**Exercise requirements**
Copy the lines of the data below exactly, starting at the first and stopping after the line that contains "y_ticks = [0, 50000, 100000, 150000, 200000, 250000, 300000]"; include no pictures.

**Figure scripts**
____________________

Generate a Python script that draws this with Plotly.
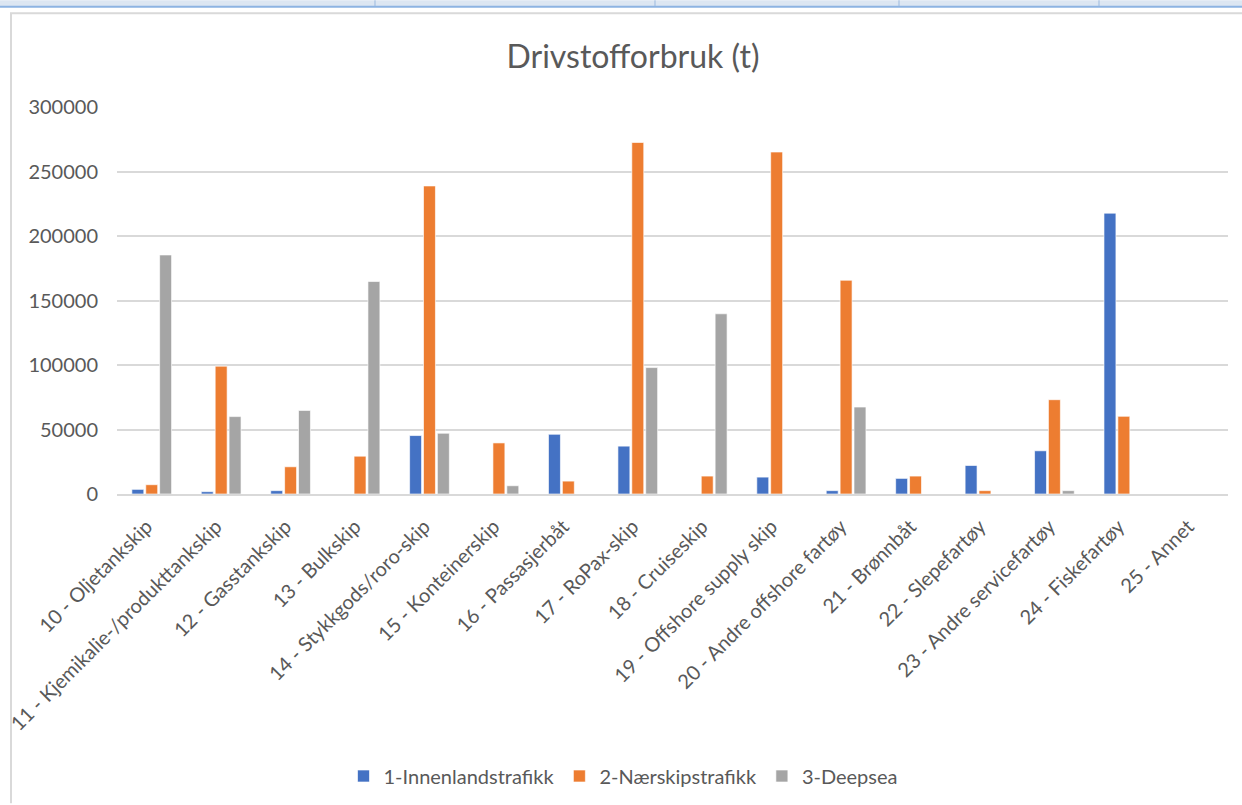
import plotly.graph_objects as go

# Ship categories (x axis)
categories = [
    "10 - Oljetankskip",
    "11 - Kjemikalie-/produkttankskip",
    "12 - Gasstankskip",
    "13 - Bulkskip",
    "14 - Stykkgods/roro-skip",
    "15 - Konteinerskip",
    "16 - Passasjerbåt",
    "17 - RoPax-skip",
    "18 - Cruiseskip",
    "19 - Offshore supply skip",
    "20 - Andre offshore fartøy",
    "21 - Brønnbåt",
    "22 - Slepefartøy",
    "23 - Andre servicefartøy",
    "24 - Fiskefartøy",
    "25 - Annet",
]

# Fuel consumption in tonnes per traffic type
innenland = [3600, 1800, 2600, 0, 45300, 0, 46300, 37100, 0, 13100, 2600, 12100, 22100, 33500, 217700, 0]
naerskip = [7200, 99100, 21100, 29300, 238800, 39600, 10000, 272500, 13900, 265100, 165700, 13900, 2600, 73100, 60200, 0]
deepsea = [185300, 60000, 64800, 164700, 47100, 6400, 0, 98000, 139700, 0, 67400, 0, 0, 2600, 0, 0]

series_names = ["1-Innenlandstrafikk", "2-Nærskipstrafikk", "3-Deepsea"]
series_colors = ["#4472C4", "#ED7D31", "#A5A5A5"]

y_ticks = [0, 50000, 100000, 150000, 200000, 250000, 300000]

W, H = 1242, 805
L, R, T, B = 117, 1228, 107, 495  # plot area in pixels

FONT = "Lato"
TXT = "#595959"

fig = go.Figure()
for name, vals, col in zip(series_names, [innenland, naerskip, deepsea], series_colors):
    fig.add_trace(go.Bar(
        x=categories, y=vals, name=name,
        marker=dict(color=col, line=dict(color="rgba(255,255,255,0.8)", width=0.8)),
    ))


def px(xp):
    return (xp - L) / (R - L)


def py(yp):
    return (B - yp) / (B - T)


shapes = [
    # spreadsheet header strip above the chart
    dict(type="rect", xref="paper", yref="paper", x0=px(0), x1=px(W), y0=py(6), y1=py(0),
         fillcolor="#DCE6F2", line=dict(width=0), layer="above"),
    dict(type="line", xref="paper", yref="paper", x0=px(0), x1=px(W), y0=py(6.5), y1=py(6.5),
         line=dict(color="#8DB3E2", width=2)),
]
for sx in [375, 655, 899, 1099]:
    shapes.append(dict(type="line", xref="paper", yref="paper", x0=px(sx), x1=px(sx),
                       y0=py(6), y1=py(0), line=dict(color="#9BB9DF", width=1)))
# chart frame (left and top edges)
shapes.append(dict(type="path", xref="paper", yref="paper",
                   path=f"M {px(11)} {py(H)} L {px(11)} {py(13)} L {px(W)} {py(13)}",
                   line=dict(color="#D9D9D9", width=2)))

fig.update_layout(
    width=W, height=H,
    margin=dict(l=L, r=W - R, t=T, b=H - B),
    paper_bgcolor="white", plot_bgcolor="white",
    font=dict(family=FONT, color=TXT),
    title=dict(text="Drivstofforbruk (t)", x=633 / W, xanchor="center",
               y=1 - 57 / H, yanchor="middle", font=dict(size=32, color=TXT, family=FONT)),
    barmode="group", bargap=0.40, bargroupgap=0.14,
    showlegend=True,
    legend=dict(orientation="h", x=px(623), xanchor="center", y=py(776), yanchor="middle",
                font=dict(size=20, color=TXT, family=FONT), itemwidth=30,
                traceorder="normal"),
    shapes=shapes,
    xaxis=dict(tickangle=-45, tickfont=dict(size=20, color=TXT, family=FONT),
               showgrid=False, showline=True, linecolor="#D9D9D9", linewidth=2,
               ticks="", ticklen=0, ticklabelstandoff=11, ticklabelshift=-5,
               automargin=False),
    yaxis=dict(range=[0, 300000], tickvals=y_ticks, ticktext=[str(v) for v in y_ticks],
               tickfont=dict(size=20, color=TXT, family=FONT),
               showgrid=True, gridcolor="#D9D9D9", gridwidth=2, zeroline=False,
               showline=False, ticks="", ticklabelstandoff=18, automargin=False),
)

fig.write_html("out.html")
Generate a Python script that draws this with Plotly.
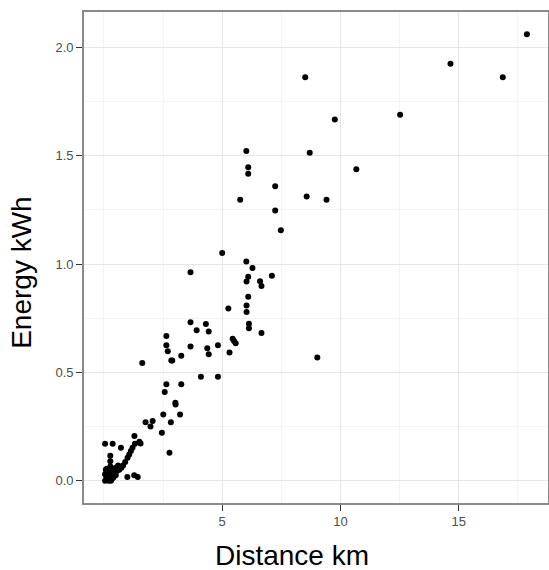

____________________

**Result of the task**
Generate a Python script that draws this with Plotly.
import plotly.graph_objects as go

# Ship categories (x axis)
categories = [
    "10 - Oljetankskip",
    "11 - Kjemikalie-/produkttankskip",
    "12 - Gasstankskip",
    "13 - Bulkskip",
    "14 - Stykkgods/roro-skip",
    "15 - Konteinerskip",
    "16 - Passasjerbåt",
    "17 - RoPax-skip",
    "18 - Cruiseskip",
    "19 - Offshore supply skip",
    "20 - Andre offshore fartøy",
    "21 - Brønnbåt",
    "22 - Slepefartøy",
    "23 - Andre servicefartøy",
    "24 - Fiskefartøy",
    "25 - Annet",
]

# Fuel consumption in tonnes per traffic type
innenland = [3600, 1800, 2600, 0, 45300, 0, 46300, 37100, 0, 13100, 2600, 12100, 22100, 33500, 217700, 0]
naerskip = [7200, 99100, 21100, 29300, 238800, 39600, 10000, 272500, 13900, 265100, 165700, 13900, 2600, 73100, 60200, 0]
deepsea = [185300, 60000, 64800, 164700, 47100, 6400, 0, 98000, 139700, 0, 67400, 0, 0, 2600, 0, 0]

series_names = ["1-Innenlandstrafikk", "2-Nærskipstrafikk", "3-Deepsea"]
series_colors = ["#4472C4", "#ED7D31", "#A5A5A5"]

y_ticks = [0, 50000, 100000, 150000, 200000, 250000, 300000]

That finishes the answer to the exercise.